Als meisje van een jaar of tien had ik er één: een dagboek.
Een bruin boekje met witte blaadjes en goudkleurige randen. Op de voorkant stond Holly Hobby en het had een slotje. Handig, zo kon niemand stiekem meelezen.
In het boek Het dameskoor van Chilbury van schrijfster Jennifer Ryan is het juist wel de bedoeling dat je als lezer meeleest in de dagboeken van de verschillende hoofdpersonages in het boek.
Het advies voor het schrijven in een dagboek komt via de radio.
‘Op de radio zeiden ze dat het goed is om een dagboek bij te houden in deze moeilijke tijd, omdat het helpt de moed erin te houden.’
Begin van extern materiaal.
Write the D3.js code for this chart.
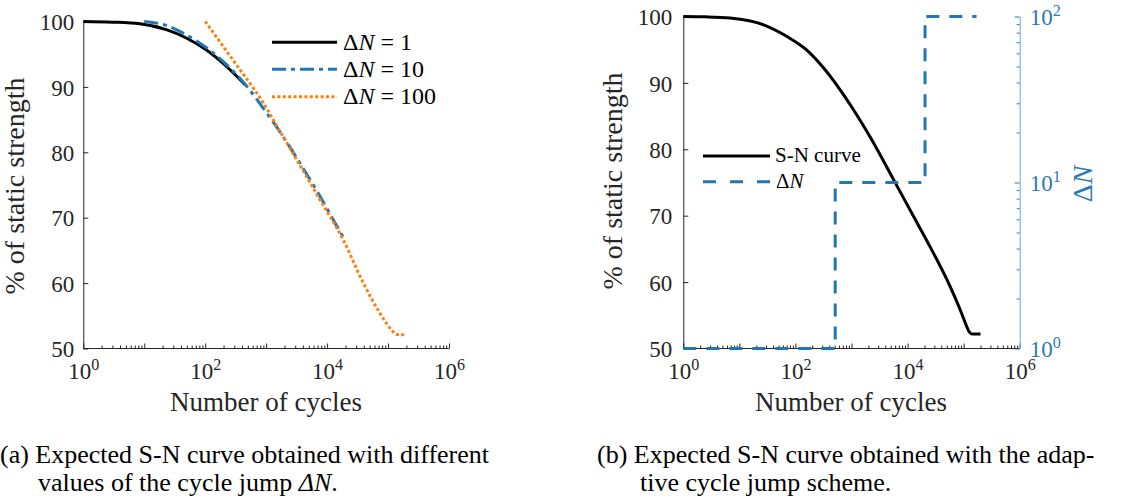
<!DOCTYPE html>
<html><head><meta charset="utf-8">
<script src="https://cdn.jsdelivr.net/npm/d3@7"></script>
</head>
<body style="margin:0">
<svg id="chart" width="1133" height="500"></svg>
<script>
// ---------- data ----------
// (a) left panel
const cyclesDN1   = [1, 3, 8.5, 23, 49, 105, 224, 450];
const strengthDN1 = [100, 99.9, 99.65, 98.75, 97.48, 95.63, 93.12, 90.33];
const cyclesDN10   = [10, 23, 49, 105, 224, 480, 1020, 1900, 3550, 7600, 12600, 19500];
const strengthDN10 = [100, 99.4, 97.95, 96.0, 93.4, 90.1, 86.0, 82.4, 78.4, 73.3, 69.7, 66.6];
const cyclesDN100   = [100, 174, 324, 617, 851, 1480, 3160, 7590, 18200, 38900, 72400, 115000, 138000, 186000];
const strengthDN100 = [100, 96.9, 93.4, 89.8, 87.9, 84.1, 78.9, 72.8, 66.7, 60.1, 55.5, 52.8, 52.15, 52.1];
const legendLeft = ["1", "10", "100"];
// (b) right panel
const cyclesSN   = [1, 2.5, 6.8, 27, 71, 158, 316, 550, 1100, 2140, 3700, 6460, 12900, 25700, 50100, 87100, 110000, 126000, 141000, 200000];
const strengthSN = [100, 99.95, 99.76, 98.75, 96.98, 94.97, 92.27, 89.63, 85.88, 81.88, 78.28, 74.49, 69.84, 65.19, 60.4, 55.8, 53.6, 52.5, 52.2, 52.2];
const cyclesJump = [1, 512, 512, 20500, 20500, 170000];
const jumpDN     = [1, 1, 10, 10, 100, 100];
// axis ticks
const yTicks = [50, 60, 70, 80, 90, 100];
const xDecades = [1, 10, 100, 1e3, 1e4, 1e5, 1e6];
const xLabelExp = [0, 2, 4, 6];
const dnDecadeExp = [0, 1, 2];
const captionA = ["(a) Expected S-N curve obtained with different", "values of the cycle jump "];
const captionB = ["(b) Expected S-N curve obtained with the adap-", "tive cycle jump scheme."];

const BLUE = "#1f77b4", ORANGE = "#ff7f0e", AX = "#262626", RC = "#2a7ab5";
const FF = '"Liberation Serif"';
const TICK = 23, XLAB = 27, YLAB = 28, LEG = 24, LEG2 = 21, CAP = 26;
const svg = d3.select("#chart");

function minorTicks(lo, hi) {
  const t = [];
  for (let d = lo; d < hi; d *= 10) for (let k = 2; k <= 9; k++) t.push(k * d);
  return t;
}
function addPow(sel) {
  sel.each(function(d){
    const t = d3.select(this);
    t.text(null);
    t.append("tspan").text("10");
    t.append("tspan").attr("dy", "-0.55em").attr("font-size", "0.7em").text(Math.round(Math.log10(d)));
  });
}
function txt(parent) {
  return parent.append("text").attr("font-size", 20).style("font-family", FF);
}

function panel(cfg) {
  const g = svg.append("g");
  const x = cfg.x, y = cfg.y;
  const x0 = y.range()[0];
  g.append("g").attr("transform", `translate(0,${x0})`).attr("color", AX)
    .call(d3.axisBottom(x).tickValues(minorTicks(1, 1e6)).tickSize(-3).tickSizeOuter(0).tickFormat(""))
    .call(a => a.select(".domain").remove());
  g.append("g").attr("transform", `translate(0,${x0})`).attr("color", AX)
    .call(d3.axisBottom(x).tickValues(xDecades).tickSize(-5).tickSizeOuter(0).tickFormat(""))
    .call(a => a.select(".domain").remove());
  const xl = g.append("g").attr("transform", `translate(0,${x0})`).attr("color", AX)
    .call(d3.axisBottom(x).tickValues(xLabelExp.map(e => Math.pow(10, e))).tickSize(0).tickSizeOuter(0).tickFormat(d => d));
  xl.select(".domain").remove();
  xl.attr("font-family", null).attr("font-size", null);
  xl.selectAll("text").attr("font-size", TICK).style("font-family", FF).attr("y", 30.5).attr("dy", null).call(addPow);
  g.append("line").attr("x1", x.range()[0]).attr("x2", x.range()[1]).attr("y1", x0).attr("y2", x0).attr("stroke", AX).attr("stroke-width", 1);
  const ya = g.append("g").attr("transform", `translate(${x.range()[0]},0)`).attr("color", AX)
    .call(d3.axisLeft(y).tickValues(yTicks).tickSize(-5).tickPadding(cfg.yPad).tickSizeOuter(0));
  ya.attr("font-family", null).attr("font-size", null);
  ya.selectAll("text").attr("font-size", TICK).style("font-family", FF).attr("dy", "0.36em");
  txt(g).attr("x", cfg.xlabX).attr("y", 411).attr("text-anchor", "middle").attr("fill", AX)
    .attr("font-size", XLAB).text("Number of cycles");
  txt(g).attr("transform", `translate(${cfg.ylabX},${cfg.ylabY}) rotate(-90)`).attr("text-anchor", "middle")
    .attr("fill", AX).attr("font-size", YLAB).text("% of static strength");
  return g;
}

// ---------- left panel ----------
const xL = d3.scaleLog().domain([1, 1e6]).range([83.3, 449]);
const yL = d3.scaleLinear().domain([50, 100]).range([348.5, 21.5]);
const gL = panel({x: xL, y: yL, yPad: 9, xlabX: 266, ylabX: 24, ylabY: 186});
const lineL = d3.line().x(d => xL(d[0])).y(d => yL(d[1])).curve(d3.curveMonotoneX);
const seriesL = [
  {c: cyclesDN1, v: strengthDN1, color: "#000", dash: null},
  {c: cyclesDN10, v: strengthDN10, color: BLUE, dash: "14,5,4,5"},
  {c: cyclesDN100, v: strengthDN100, color: ORANGE, dash: "3,2.4"}
];
seriesL.forEach(s => {
  gL.append("path").datum(d3.zip(s.c, s.v)).attr("d", lineL).attr("fill", "none")
    .attr("stroke", s.color).attr("stroke-width", 3).attr("stroke-dasharray", s.dash);
});
const legY = [42.3, 69.3, 96.7];
seriesL.forEach((s, i) => {
  gL.append("line").attr("x1", 272).attr("x2", 337).attr("y1", legY[i]).attr("y2", legY[i])
    .attr("stroke", s.color).attr("stroke-width", 3).attr("stroke-dasharray", s.dash);
  const t = txt(gL).attr("x", 343).attr("y", legY[i] + 7.5).attr("fill", "#000").attr("font-size", LEG);
  t.append("tspan").text("Δ");
  t.append("tspan").attr("font-style", "italic").text("N");
  t.append("tspan").text(" = " + legendLeft[i]);
});

// ---------- right panel ----------
const xR = d3.scaleLog().domain([1, 1e6]).range([683.3, 1019.7]);
const yR = d3.scaleLinear().domain([50, 100]).range([348.5, 16.5]);
const yR2 = d3.scaleLog().domain([1, 100]).range([348.5, 16.5]);
const gR = panel({x: xR, y: yR, yPad: 11, xlabX: 851, ylabX: 622, ylabY: 181});
gR.append("g").attr("transform", `translate(${xR.range()[1]},0)`).attr("color", RC)
  .call(d3.axisRight(yR2).tickValues(minorTicks(1, 100)).tickSize(-3).tickSizeOuter(0).tickFormat(""))
  .call(a => a.select(".domain").attr("stroke", "#6aa9d6"));
const yr = gR.append("g").attr("transform", `translate(${xR.range()[1]},0)`).attr("color", RC)
  .call(d3.axisRight(yR2).tickValues(dnDecadeExp.map(e => Math.pow(10, e))).tickSize(-5).tickPadding(10).tickSizeOuter(0).tickFormat(d => d));
yr.select(".domain").remove();
yr.attr("font-family", null).attr("font-size", null);
yr.selectAll("text").attr("font-size", TICK).style("font-family", FF).attr("dy", "0.36em").call(addPow);
const dl = txt(gR).attr("transform", "translate(1092,184) rotate(-90)").attr("text-anchor", "middle")
  .attr("fill", RC).attr("font-size", 28);
dl.append("tspan").text("Δ");
dl.append("tspan").attr("font-style", "italic").text("N");

const lineR = d3.line().x(d => xR(d[0])).y(d => yR(d[1])).curve(d3.curveMonotoneX);
gR.append("path").datum(d3.zip(cyclesSN, strengthSN)).attr("d", lineR).attr("fill", "none").attr("stroke", "#000").attr("stroke-width", 3);
const lineJ = d3.line().x(d => xR(d[0])).y(d => yR2(d[1]));
gR.append("path").datum(d3.zip(cyclesJump, jumpDN)).attr("d", lineJ).attr("fill", "none").attr("stroke", BLUE).attr("stroke-width", 3).attr("stroke-dasharray", "13,10");
gR.append("line").attr("x1", 703).attr("x2", 770).attr("y1", 156).attr("y2", 156).attr("stroke", "#000").attr("stroke-width", 3);
txt(gR).attr("x", 775).attr("y", 162).attr("fill", "#000").attr("font-size", LEG2).text("S-N curve");
gR.append("line").attr("x1", 703).attr("x2", 770).attr("y1", 181.7).attr("y2", 181.7).attr("stroke", BLUE).attr("stroke-width", 3).attr("stroke-dasharray", "13,14");
const lt = txt(gR).attr("x", 776).attr("y", 188).attr("fill", "#000").attr("font-size", LEG2);
lt.append("tspan").text("Δ");
lt.append("tspan").attr("font-style", "italic").text("N");

// ---------- captions ----------
txt(svg).attr("x", 0).attr("y", 463).attr("font-size", CAP).text(captionA[0]);
const ca = txt(svg).attr("x", 38).attr("y", 491).attr("font-size", CAP);
ca.append("tspan").text(captionA[1]);
ca.append("tspan").attr("font-style", "italic").text("ΔN");
ca.append("tspan").text(".");
txt(svg).attr("x", 597).attr("y", 463).attr("font-size", CAP).text(captionB[0]);
txt(svg).attr("x", 640).attr("y", 491).attr("font-size", CAP).text(captionB[1]);
</script>
</body></html>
Op deze manier leer je als lezer niet alleen het dertienjarige meisje Kitty Winthrop en de weduwe Mrs Tilling, beide lid van het dameskoor, beter kennen, maar deze korte dagboekfragmenten geven het verhaal ook meer vaart.
De dagboekpassages worden afgewisseld met brieven van drie andere mensen uit het dorp Chilbury. Het verhaal speelt zich af in 1940 en de Tweede wereldoorlog is al uitgebroken, dus het schrijven van brieven past bij die tijd.
Ik vond deze afwisseling wel slim gekozen, want al deze fragmenten en brieven zorgen ervoor dat je als lezer begrijpt wat er speelt én, heel handig, je kijkt door de ogen van meerdere personen. Soms weet je hierdoor meer dan de personages, waardoor je gespannen blijft volgen wat er gaat gebeuren.
Van tevoren had ik gedacht dat er veel over het dameskoor zou worden geschreven, maar eigenlijk gaat het boek over het reilen en zeilen van een dorpsgemeenschap in Zuid-Engeland aan het begin van een oorlog. Juist doordat het oorlog is kan het koor niet heel veel optreden en later houden de repetities tijdelijk op, omdat er een bom op het dorp valt.
Voor het verhaal is dat niet erg. Ik was al zo verbonden met alle personages dat ik alleen maar wilde weten hoe het verder zou gaan.
Hoewel het oorlogstijd is, gaat het leven van alle dag ook door. Er worden baby’s geboren en er bloeien nieuwe liefdes op. Het is geen somber boek, er valt regelmatig wat te lachen.
Het dameskoor zorgt voor verbinding. Ook met mensen die niet zo aardig zijn. Daarbij is het bijzonder, want in die tijd was er nog geen koor van alleen vrouwen.
De schrijfster schrijft in haar dankbetuiging dat ze wilde laten zien dat het thuisfront ook van belang was in oorlogstijd. Dat de vrouwen hard werkten en hun best deden om de moed erin te houden.
Het is mooi om te lezen dat het koor voor ontspanning en saamhorigheid zorgt, niet alleen bij degenen die naar het koor komen luisteren, maar zeker ook bij de mensen die erin zingen.
De dertienjarige Kitty beschrijft dit heel treffend: ‘En het koor, een hechte groep van vriendinnen en buren die elkaar door dik en dun steunden, voelde net zo vertrouwd als familie. Ik sta er niet alleen voor, dacht ik. Wij laten elkaar nooit in de steek.’
Het leukst aan het boek vond ik dat de personages niet statisch zijn. Ze ontwikkelen zichzelf.
Zo verandert de bescheiden weduwe Mrs Tilling, die aanvankelijk verdrietig achterblijft als haar zoon het leger in moet, gedurende het verhaal in een sterke vrouw die haar mening durft te geven en waar anderen op kunnen leunen.
Dat zij later de dirigente van het koor is, is dan ook geen toeval.